» **Exercise**: The listing below begins with the first line you should copy; stop after the line containing "y_ticks = [0, 500, 1000, 1500, 2000, 2500]", and drop every picture.
——
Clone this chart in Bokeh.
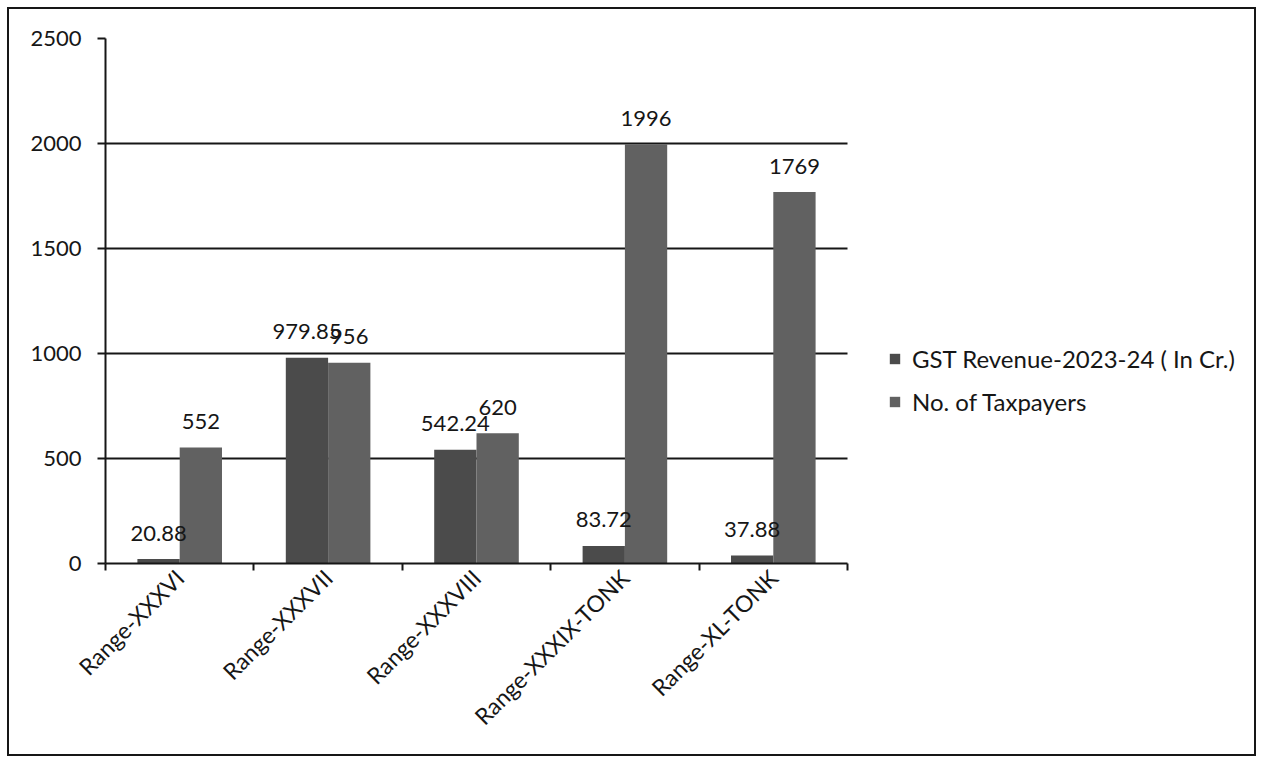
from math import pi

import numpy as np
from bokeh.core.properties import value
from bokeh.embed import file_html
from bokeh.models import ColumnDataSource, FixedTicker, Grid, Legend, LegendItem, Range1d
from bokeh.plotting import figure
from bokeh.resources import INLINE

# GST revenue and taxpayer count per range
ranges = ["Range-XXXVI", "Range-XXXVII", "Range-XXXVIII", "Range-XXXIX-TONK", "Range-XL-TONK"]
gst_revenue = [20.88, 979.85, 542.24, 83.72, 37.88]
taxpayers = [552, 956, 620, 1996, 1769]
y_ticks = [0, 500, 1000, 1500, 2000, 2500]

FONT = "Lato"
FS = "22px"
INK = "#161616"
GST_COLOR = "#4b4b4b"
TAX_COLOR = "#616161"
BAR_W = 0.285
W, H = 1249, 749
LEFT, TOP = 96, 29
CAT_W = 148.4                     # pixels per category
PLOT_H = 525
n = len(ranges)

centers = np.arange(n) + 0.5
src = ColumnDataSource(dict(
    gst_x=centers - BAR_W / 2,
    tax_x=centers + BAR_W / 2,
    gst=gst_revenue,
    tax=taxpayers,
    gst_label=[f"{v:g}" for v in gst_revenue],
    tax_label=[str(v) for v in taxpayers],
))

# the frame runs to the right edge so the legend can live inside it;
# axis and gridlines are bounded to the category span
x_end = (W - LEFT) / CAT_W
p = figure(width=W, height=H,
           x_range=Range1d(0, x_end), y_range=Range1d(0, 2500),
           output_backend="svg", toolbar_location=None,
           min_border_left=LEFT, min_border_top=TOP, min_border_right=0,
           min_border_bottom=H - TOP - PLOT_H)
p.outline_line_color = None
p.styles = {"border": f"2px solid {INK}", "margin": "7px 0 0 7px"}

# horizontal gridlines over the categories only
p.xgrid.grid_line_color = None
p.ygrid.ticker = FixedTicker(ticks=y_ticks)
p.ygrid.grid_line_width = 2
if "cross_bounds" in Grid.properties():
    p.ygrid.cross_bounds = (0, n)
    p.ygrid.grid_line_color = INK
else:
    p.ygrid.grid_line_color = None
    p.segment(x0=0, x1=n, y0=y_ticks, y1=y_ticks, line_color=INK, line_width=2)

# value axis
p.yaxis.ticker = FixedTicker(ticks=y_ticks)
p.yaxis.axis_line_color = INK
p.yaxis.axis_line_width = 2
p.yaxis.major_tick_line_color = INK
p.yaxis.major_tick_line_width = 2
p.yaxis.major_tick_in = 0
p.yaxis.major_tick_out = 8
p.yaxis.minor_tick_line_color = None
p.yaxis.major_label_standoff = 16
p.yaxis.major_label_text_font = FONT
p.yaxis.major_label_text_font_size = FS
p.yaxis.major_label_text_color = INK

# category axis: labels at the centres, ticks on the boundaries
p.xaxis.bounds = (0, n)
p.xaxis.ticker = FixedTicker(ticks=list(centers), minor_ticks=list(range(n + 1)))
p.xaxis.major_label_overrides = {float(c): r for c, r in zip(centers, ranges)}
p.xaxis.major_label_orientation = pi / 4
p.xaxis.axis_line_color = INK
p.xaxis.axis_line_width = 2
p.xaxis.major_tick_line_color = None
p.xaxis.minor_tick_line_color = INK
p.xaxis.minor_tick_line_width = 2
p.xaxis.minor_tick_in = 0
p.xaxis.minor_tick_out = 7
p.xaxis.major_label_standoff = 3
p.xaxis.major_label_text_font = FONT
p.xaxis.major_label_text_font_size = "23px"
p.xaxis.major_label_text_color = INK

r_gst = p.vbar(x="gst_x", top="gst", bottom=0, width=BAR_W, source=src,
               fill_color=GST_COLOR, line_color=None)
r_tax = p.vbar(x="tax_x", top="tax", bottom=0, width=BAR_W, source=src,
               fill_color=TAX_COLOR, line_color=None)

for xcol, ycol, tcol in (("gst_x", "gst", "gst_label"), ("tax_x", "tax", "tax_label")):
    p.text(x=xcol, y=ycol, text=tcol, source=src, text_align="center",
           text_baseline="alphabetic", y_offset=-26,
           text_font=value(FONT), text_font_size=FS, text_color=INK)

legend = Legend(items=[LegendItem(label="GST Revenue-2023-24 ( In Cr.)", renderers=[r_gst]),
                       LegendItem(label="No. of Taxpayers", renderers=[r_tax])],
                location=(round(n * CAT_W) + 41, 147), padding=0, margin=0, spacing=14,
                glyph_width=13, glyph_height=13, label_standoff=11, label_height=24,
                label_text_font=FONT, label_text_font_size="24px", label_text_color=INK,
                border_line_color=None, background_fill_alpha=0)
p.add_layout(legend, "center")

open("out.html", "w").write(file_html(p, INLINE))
——
» **Answer to the problem**:
Clone this chart in Bokeh.
from math import pi

import numpy as np
from bokeh.core.properties import value
from bokeh.embed import file_html
from bokeh.models import ColumnDataSource, FixedTicker, Grid, Legend, LegendItem, Range1d
from bokeh.plotting import figure
from bokeh.resources import INLINE

# GST revenue and taxpayer count per range
ranges = ["Range-XXXVI", "Range-XXXVII", "Range-XXXVIII", "Range-XXXIX-TONK", "Range-XL-TONK"]
gst_revenue = [20.88, 979.85, 542.24, 83.72, 37.88]
taxpayers = [552, 956, 620, 1996, 1769]
y_ticks = [0, 500, 1000, 1500, 2000, 2500]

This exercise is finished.